▶ **What is required**
Find how many lines in the data below include the word "this", then write only that number.

* begin Stored rows *

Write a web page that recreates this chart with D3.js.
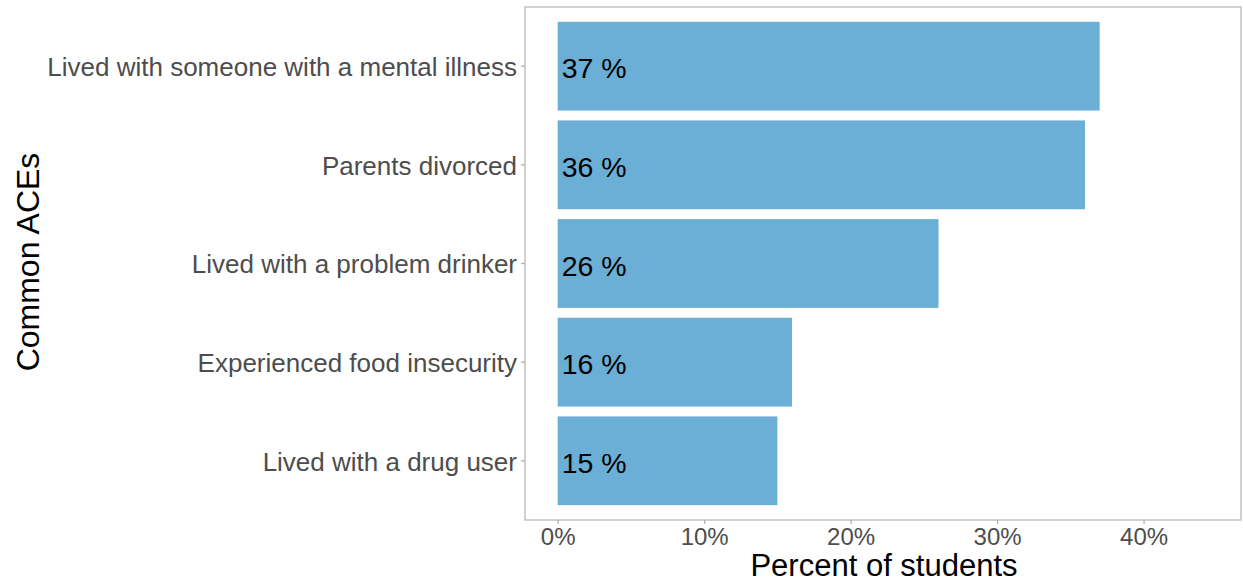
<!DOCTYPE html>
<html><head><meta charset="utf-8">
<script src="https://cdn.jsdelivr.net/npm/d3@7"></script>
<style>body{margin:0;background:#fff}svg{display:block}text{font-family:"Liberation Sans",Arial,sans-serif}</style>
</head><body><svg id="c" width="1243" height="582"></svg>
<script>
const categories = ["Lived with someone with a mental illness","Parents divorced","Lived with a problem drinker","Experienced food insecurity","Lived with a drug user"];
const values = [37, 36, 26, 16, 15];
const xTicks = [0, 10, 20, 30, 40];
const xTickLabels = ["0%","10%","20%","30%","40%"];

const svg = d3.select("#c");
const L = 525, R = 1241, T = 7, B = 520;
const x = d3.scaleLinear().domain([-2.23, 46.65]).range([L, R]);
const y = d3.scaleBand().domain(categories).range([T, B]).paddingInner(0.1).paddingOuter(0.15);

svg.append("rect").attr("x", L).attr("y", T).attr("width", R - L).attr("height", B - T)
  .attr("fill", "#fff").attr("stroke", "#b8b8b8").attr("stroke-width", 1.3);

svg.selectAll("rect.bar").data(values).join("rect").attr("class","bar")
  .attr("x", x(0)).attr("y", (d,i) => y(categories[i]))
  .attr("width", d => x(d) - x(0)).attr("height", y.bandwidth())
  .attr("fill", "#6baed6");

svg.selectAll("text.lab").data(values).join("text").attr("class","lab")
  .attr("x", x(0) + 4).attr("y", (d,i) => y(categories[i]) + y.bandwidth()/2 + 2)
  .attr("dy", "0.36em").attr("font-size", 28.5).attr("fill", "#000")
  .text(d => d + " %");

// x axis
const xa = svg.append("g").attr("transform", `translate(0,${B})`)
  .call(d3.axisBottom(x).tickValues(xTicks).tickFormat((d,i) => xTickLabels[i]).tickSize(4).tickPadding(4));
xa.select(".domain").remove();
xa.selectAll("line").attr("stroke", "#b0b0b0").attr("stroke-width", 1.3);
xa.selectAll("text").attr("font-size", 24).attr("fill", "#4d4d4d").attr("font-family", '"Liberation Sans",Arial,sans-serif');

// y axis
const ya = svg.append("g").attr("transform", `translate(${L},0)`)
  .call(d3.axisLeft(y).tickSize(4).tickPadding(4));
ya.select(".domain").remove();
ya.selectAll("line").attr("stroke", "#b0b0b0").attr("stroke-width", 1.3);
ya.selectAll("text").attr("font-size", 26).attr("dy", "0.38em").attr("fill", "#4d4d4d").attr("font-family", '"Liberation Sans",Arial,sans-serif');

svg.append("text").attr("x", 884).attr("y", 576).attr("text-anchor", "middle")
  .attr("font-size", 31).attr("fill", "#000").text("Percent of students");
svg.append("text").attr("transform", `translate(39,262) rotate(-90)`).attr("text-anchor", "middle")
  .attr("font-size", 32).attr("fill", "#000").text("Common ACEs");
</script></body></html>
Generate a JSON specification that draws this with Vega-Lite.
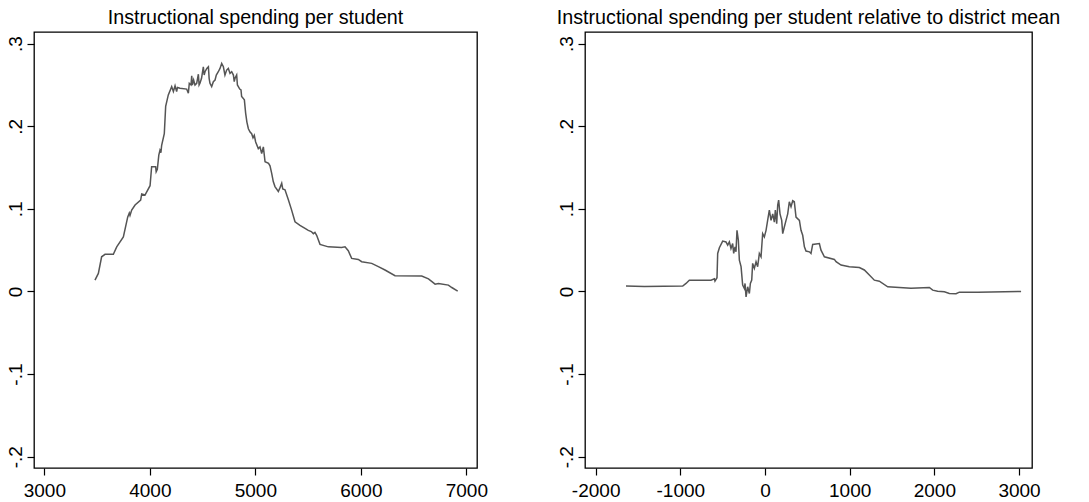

* end Stored rows *

▶ **Completed exercise**
2